## Source excerpt
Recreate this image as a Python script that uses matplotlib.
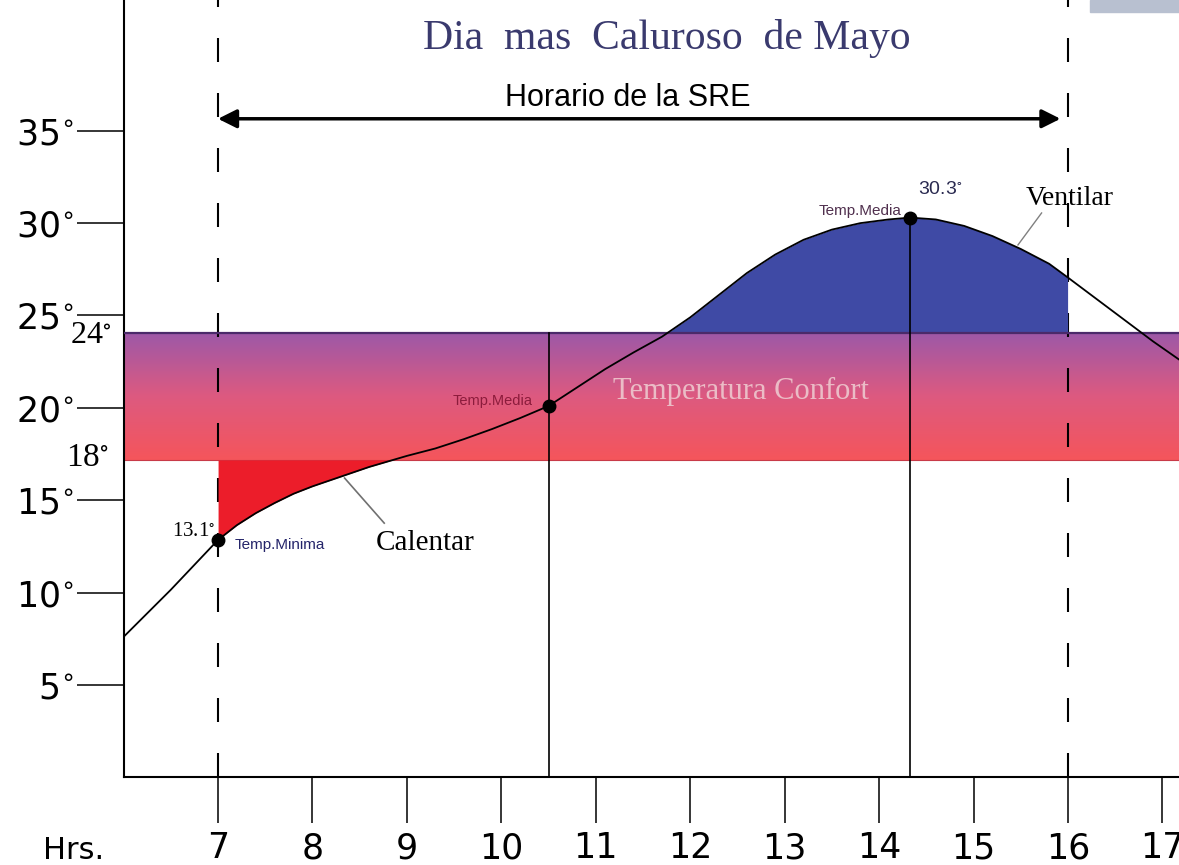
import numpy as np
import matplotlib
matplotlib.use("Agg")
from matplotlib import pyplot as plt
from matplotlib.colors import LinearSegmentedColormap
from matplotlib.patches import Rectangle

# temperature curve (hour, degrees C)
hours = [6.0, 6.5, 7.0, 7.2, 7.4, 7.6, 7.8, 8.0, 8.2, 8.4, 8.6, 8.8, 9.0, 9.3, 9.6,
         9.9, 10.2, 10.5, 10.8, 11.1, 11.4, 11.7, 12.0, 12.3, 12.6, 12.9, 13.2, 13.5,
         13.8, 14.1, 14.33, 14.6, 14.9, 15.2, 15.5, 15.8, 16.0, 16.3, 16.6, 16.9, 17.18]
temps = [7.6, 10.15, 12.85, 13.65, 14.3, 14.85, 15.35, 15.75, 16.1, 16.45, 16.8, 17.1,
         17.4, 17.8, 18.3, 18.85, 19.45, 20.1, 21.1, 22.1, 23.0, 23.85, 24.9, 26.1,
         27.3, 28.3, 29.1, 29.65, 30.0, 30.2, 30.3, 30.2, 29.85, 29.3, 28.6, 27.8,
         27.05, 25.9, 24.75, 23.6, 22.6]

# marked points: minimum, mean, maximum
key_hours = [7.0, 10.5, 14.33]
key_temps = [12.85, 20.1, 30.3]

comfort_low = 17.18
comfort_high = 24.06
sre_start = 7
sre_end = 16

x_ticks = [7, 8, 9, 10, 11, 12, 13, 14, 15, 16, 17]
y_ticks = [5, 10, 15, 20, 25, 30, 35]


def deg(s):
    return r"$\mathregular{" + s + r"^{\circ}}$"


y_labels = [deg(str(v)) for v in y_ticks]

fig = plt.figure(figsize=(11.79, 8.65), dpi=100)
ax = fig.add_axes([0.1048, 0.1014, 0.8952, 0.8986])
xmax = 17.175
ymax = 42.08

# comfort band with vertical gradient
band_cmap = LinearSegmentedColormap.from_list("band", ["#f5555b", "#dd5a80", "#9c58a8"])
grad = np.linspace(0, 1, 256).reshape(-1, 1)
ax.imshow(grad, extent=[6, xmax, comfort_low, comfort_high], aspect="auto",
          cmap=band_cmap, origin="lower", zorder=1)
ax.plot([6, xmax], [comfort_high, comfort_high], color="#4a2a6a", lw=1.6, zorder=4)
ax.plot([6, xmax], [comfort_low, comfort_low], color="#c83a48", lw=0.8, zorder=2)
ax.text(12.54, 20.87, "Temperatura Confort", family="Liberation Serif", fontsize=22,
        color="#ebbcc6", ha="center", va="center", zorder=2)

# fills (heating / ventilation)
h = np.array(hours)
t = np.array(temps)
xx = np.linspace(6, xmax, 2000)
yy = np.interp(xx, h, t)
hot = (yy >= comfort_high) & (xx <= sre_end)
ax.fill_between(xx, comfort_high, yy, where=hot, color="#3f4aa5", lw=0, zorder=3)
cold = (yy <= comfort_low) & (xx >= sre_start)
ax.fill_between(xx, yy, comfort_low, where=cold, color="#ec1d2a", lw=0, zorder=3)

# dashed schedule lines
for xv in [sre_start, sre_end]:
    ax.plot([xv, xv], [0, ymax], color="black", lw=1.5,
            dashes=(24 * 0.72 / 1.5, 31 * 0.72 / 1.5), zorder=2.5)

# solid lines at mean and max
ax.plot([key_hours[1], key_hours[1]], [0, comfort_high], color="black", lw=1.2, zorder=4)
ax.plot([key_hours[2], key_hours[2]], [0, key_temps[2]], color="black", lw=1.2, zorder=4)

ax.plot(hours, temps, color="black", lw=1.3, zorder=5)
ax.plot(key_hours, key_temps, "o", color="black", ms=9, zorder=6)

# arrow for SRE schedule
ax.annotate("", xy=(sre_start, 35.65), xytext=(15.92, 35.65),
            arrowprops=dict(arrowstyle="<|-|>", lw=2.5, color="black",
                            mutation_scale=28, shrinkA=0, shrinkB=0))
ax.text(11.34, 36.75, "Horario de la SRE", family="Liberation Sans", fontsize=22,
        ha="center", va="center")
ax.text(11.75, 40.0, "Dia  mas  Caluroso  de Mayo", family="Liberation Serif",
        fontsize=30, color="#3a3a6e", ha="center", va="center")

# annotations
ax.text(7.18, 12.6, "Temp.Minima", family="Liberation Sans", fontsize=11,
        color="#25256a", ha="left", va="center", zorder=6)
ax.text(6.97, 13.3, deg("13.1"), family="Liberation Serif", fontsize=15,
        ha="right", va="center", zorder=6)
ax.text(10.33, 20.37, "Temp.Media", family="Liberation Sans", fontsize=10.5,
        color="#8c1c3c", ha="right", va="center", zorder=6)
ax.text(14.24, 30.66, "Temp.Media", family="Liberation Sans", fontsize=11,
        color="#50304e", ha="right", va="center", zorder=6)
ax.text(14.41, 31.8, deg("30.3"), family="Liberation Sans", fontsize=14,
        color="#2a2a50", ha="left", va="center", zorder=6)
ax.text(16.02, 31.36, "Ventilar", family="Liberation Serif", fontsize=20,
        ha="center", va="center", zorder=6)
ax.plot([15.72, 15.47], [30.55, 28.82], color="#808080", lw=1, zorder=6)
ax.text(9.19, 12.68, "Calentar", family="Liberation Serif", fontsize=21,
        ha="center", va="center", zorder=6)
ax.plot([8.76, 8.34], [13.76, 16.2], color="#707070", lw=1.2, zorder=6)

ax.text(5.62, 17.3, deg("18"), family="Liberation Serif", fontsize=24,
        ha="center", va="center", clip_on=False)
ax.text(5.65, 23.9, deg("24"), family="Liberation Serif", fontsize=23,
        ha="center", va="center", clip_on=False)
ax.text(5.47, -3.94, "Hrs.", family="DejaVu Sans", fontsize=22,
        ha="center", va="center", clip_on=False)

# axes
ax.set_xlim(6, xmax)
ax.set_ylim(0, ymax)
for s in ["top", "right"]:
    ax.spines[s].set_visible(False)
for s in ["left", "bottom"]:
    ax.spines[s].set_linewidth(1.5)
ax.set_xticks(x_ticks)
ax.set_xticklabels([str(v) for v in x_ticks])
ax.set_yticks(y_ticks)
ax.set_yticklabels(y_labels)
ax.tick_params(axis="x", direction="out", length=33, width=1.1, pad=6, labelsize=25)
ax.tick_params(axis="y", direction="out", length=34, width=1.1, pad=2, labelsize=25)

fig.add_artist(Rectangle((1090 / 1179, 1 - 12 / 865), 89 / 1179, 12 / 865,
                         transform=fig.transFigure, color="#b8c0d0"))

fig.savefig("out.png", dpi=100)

## Work to do
Repeat, word for word and with no pictures, only the lines running from the beginning of the data to the line that contains "y_labels = [deg(str(v)) for v in y_ticks]".

## Solved problem
Recreate this image as a Python script that uses matplotlib.
import numpy as np
import matplotlib
matplotlib.use("Agg")
from matplotlib import pyplot as plt
from matplotlib.colors import LinearSegmentedColormap
from matplotlib.patches import Rectangle

# temperature curve (hour, degrees C)
hours = [6.0, 6.5, 7.0, 7.2, 7.4, 7.6, 7.8, 8.0, 8.2, 8.4, 8.6, 8.8, 9.0, 9.3, 9.6,
         9.9, 10.2, 10.5, 10.8, 11.1, 11.4, 11.7, 12.0, 12.3, 12.6, 12.9, 13.2, 13.5,
         13.8, 14.1, 14.33, 14.6, 14.9, 15.2, 15.5, 15.8, 16.0, 16.3, 16.6, 16.9, 17.18]
temps = [7.6, 10.15, 12.85, 13.65, 14.3, 14.85, 15.35, 15.75, 16.1, 16.45, 16.8, 17.1,
         17.4, 17.8, 18.3, 18.85, 19.45, 20.1, 21.1, 22.1, 23.0, 23.85, 24.9, 26.1,
         27.3, 28.3, 29.1, 29.65, 30.0, 30.2, 30.3, 30.2, 29.85, 29.3, 28.6, 27.8,
         27.05, 25.9, 24.75, 23.6, 22.6]

# marked points: minimum, mean, maximum
key_hours = [7.0, 10.5, 14.33]
key_temps = [12.85, 20.1, 30.3]

comfort_low = 17.18
comfort_high = 24.06
sre_start = 7
sre_end = 16

x_ticks = [7, 8, 9, 10, 11, 12, 13, 14, 15, 16, 17]
y_ticks = [5, 10, 15, 20, 25, 30, 35]


def deg(s):
    return r"$\mathregular{" + s + r"^{\circ}}$"


y_labels = [deg(str(v)) for v in y_ticks]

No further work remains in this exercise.